If the NCAA is concerned about the moral sanctity of collegiate sports, they can simply increase the value of the scholarships awarded to their players. The difference between the cost of actually attending school and what's left over should be evenly distributed in equal monthly payments during the school year. This would allow poor kids on campus to meet basic necessities like clothes, food and miscellaneous expenses. Those of us who have attended college understands the cost of a good education.
This system is fair and just. People who create revenue should not be denied fair compensation simply because of an institution's moral perception. It's time to pay these kids a living wage. After all, they are only filling stadiums seating thousands of rowdy fans, plus millions in merchandising and television revenue.
Thursday, April 2, 2009
What does quitting cold turkey have to do with the current job market? Everything. The New York Times ran a great story in Thursday's business column about employment-preparedness. The usual suspects were made bare. Updated catchy resumes, proper formatting and free links to professional resume sites.
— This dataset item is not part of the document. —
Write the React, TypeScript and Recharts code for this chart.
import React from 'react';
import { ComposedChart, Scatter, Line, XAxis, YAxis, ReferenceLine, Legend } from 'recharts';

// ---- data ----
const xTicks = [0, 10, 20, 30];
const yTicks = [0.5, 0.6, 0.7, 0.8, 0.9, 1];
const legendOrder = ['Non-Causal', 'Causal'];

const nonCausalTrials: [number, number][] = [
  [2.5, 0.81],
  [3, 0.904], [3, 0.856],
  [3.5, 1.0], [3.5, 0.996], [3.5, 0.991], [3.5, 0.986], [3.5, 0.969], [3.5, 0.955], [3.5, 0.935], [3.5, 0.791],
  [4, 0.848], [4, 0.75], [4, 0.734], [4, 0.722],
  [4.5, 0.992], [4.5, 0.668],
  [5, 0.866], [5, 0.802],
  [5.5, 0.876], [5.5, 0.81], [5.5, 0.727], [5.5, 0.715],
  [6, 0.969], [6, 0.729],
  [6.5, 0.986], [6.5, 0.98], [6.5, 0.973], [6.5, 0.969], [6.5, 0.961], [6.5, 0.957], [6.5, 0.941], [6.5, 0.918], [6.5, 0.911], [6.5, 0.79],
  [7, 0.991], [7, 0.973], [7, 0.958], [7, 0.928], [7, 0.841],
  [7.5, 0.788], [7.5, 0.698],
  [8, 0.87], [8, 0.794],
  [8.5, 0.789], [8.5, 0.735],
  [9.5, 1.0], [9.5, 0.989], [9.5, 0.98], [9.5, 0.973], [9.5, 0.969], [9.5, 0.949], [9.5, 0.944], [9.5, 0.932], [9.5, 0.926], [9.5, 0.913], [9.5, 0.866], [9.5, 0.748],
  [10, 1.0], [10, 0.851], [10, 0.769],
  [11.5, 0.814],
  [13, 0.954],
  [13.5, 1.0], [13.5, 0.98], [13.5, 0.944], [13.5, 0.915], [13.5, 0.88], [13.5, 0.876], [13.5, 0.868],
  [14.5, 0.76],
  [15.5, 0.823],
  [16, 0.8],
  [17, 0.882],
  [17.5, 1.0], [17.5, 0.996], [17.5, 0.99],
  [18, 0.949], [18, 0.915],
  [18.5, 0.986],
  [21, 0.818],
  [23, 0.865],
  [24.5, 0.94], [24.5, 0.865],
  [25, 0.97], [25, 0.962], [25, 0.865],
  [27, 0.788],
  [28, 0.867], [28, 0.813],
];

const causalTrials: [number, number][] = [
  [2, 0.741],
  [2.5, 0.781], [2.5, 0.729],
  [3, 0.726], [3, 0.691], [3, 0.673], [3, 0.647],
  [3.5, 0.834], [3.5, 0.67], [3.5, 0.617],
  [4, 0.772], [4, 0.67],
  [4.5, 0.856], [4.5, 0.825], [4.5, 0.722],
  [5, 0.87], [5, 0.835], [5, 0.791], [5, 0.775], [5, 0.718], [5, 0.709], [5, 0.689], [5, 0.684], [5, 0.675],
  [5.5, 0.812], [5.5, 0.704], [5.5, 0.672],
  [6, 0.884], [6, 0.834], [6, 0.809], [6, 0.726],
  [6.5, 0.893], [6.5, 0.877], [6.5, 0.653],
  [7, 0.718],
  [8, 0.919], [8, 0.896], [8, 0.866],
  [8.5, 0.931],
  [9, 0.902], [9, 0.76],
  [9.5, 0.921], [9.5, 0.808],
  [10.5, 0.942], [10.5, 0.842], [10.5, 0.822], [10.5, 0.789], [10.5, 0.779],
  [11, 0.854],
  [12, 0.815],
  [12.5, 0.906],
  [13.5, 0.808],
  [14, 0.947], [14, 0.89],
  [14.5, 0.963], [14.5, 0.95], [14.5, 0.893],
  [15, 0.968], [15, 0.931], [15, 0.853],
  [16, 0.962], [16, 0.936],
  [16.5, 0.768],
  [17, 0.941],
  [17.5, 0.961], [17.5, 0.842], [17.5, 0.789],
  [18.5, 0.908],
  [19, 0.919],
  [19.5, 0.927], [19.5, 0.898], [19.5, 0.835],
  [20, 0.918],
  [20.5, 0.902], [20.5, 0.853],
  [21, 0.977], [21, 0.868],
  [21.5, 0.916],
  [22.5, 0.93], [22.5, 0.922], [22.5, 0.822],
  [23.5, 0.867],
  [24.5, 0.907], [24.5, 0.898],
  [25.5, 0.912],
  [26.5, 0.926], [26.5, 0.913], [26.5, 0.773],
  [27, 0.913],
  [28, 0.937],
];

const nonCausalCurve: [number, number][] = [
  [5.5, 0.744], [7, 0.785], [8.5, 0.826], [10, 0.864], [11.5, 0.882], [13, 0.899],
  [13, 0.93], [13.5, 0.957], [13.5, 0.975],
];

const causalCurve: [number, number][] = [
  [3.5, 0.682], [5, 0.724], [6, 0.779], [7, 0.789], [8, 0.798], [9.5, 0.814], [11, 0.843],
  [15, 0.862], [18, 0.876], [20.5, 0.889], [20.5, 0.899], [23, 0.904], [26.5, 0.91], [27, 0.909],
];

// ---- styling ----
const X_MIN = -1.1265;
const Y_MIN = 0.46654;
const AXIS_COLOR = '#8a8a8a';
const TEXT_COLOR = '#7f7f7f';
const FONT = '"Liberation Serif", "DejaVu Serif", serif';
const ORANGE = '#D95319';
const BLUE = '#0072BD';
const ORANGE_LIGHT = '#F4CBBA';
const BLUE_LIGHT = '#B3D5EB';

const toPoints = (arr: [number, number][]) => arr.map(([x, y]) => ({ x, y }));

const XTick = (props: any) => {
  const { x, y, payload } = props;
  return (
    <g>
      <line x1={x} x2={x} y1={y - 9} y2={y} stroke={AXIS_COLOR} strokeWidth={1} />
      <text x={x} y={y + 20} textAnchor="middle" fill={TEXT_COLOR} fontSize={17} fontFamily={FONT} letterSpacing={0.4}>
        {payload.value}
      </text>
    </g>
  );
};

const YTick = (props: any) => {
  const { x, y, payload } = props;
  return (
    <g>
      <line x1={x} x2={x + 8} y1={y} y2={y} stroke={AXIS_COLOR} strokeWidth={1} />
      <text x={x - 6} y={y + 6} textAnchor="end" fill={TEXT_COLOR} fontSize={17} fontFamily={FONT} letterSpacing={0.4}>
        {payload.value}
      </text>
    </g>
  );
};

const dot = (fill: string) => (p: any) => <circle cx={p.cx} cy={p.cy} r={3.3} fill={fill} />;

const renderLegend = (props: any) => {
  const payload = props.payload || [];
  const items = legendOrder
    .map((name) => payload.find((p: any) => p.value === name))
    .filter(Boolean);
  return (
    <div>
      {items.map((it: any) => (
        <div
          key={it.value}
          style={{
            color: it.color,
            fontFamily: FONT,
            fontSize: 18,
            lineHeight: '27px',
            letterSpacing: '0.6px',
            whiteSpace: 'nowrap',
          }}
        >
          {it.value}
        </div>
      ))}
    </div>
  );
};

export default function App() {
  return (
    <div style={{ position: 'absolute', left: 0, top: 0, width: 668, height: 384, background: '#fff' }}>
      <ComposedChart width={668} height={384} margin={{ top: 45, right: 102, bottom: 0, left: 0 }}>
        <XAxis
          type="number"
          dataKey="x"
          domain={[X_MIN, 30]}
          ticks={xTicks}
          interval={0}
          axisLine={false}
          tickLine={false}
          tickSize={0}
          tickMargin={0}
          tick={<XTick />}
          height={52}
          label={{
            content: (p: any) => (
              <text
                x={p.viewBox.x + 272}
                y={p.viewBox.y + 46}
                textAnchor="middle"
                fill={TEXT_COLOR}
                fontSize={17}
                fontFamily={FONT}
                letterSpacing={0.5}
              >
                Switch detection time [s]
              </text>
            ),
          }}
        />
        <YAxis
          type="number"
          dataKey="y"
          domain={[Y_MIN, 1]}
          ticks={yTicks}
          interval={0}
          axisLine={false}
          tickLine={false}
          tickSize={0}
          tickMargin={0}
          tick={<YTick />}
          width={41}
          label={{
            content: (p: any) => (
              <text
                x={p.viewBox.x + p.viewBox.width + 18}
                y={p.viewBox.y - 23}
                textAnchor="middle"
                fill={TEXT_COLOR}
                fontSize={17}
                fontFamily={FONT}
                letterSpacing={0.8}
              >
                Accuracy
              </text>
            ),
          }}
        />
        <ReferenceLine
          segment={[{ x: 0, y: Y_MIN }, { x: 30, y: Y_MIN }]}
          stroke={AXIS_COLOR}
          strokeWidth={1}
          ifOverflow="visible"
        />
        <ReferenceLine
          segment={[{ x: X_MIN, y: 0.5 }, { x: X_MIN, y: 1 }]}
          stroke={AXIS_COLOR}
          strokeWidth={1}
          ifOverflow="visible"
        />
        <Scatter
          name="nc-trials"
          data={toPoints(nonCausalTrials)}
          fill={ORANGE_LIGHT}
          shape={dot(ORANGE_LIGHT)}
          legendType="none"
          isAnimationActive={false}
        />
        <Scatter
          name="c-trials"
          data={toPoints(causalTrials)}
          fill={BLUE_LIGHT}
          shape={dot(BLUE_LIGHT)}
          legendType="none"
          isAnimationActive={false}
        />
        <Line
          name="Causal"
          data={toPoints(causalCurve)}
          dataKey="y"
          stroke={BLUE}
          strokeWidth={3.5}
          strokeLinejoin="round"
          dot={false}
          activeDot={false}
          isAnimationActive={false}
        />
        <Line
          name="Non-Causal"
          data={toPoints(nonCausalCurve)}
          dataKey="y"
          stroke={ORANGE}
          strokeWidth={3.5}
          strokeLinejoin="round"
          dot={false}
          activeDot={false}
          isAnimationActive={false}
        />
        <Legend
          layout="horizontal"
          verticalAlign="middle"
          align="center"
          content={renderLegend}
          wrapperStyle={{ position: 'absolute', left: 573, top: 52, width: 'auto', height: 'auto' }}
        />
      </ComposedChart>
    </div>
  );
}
I could not help but wonder that there was no mention of the all important self. When an employer hires someone, they are not simply hiring a resume, curriculum vitae, credentials and techno-savvy websites. While these attributes might serve as one's ultra academic ego, in the end, employers are hiring the "self." The media is abuzz these days with news about the unemployed and the blow-by-blow statistics that tallies the jobless.
For some of us who have jobs, the daily tidings to work is equivalent to traversing a daily obstacle course fraught with unimaginable hazards. Confidants are quietly discussing issues that they've never dealt with in the past. Undue stress, panic attacks, anxiety, feelings of helplessness, longer hours at work and an inability to cope, just to mention a few. What's even worse is the deepening fear and anxiety of speaking out and reasserting basic rights in the workplace. Activities like lunch breaks and bathroom breaks are frowned upon in some work settings. Time off is sometimes equated with a dirty four letter word.
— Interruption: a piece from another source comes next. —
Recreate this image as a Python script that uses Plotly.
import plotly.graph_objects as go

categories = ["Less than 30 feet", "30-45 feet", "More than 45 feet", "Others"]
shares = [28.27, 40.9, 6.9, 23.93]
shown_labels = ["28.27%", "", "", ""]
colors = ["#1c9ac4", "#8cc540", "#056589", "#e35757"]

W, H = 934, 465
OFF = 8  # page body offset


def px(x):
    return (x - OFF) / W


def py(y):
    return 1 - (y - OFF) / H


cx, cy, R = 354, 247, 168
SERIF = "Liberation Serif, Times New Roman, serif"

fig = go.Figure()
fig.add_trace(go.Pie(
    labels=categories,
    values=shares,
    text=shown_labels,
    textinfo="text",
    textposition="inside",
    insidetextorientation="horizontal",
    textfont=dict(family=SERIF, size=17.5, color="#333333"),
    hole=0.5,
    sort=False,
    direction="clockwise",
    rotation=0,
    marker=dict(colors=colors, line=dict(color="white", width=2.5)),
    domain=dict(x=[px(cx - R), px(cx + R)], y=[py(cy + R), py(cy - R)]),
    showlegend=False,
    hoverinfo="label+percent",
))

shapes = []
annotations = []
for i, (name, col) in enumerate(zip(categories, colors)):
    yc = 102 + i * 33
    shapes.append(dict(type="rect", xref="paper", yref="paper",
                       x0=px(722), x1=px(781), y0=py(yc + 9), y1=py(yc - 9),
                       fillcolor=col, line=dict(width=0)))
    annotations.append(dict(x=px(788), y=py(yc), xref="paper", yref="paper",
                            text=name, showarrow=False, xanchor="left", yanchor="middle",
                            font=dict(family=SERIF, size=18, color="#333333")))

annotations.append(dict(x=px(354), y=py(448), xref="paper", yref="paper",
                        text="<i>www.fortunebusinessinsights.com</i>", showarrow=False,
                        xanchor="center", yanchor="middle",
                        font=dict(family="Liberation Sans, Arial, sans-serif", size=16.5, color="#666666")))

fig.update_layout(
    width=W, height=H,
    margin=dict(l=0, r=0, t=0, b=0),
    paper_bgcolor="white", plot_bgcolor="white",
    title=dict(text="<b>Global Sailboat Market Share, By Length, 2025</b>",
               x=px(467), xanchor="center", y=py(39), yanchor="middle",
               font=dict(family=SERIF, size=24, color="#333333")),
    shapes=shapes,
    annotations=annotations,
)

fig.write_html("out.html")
This might sound a bit insane, but as the economy slowly recovers, some employees will have to quit their daily nightmares cold turkey! A stressed-out perspective employee is a liability, not an asset to potential employers. Saving at least three months of expenses before quitting your nightmare cold turkey is the way to go.
Depending on the circumstances, one may not have that option. While individuals must survive, it makes no sense to lose thy soul, spirit and self, simply because the economy is in shambles. Remember that you are the one being hired, not a summary of your work experience technical expertise, accomplishments, affiliations and the like. if you're stressed-out these attributes are irrelevant.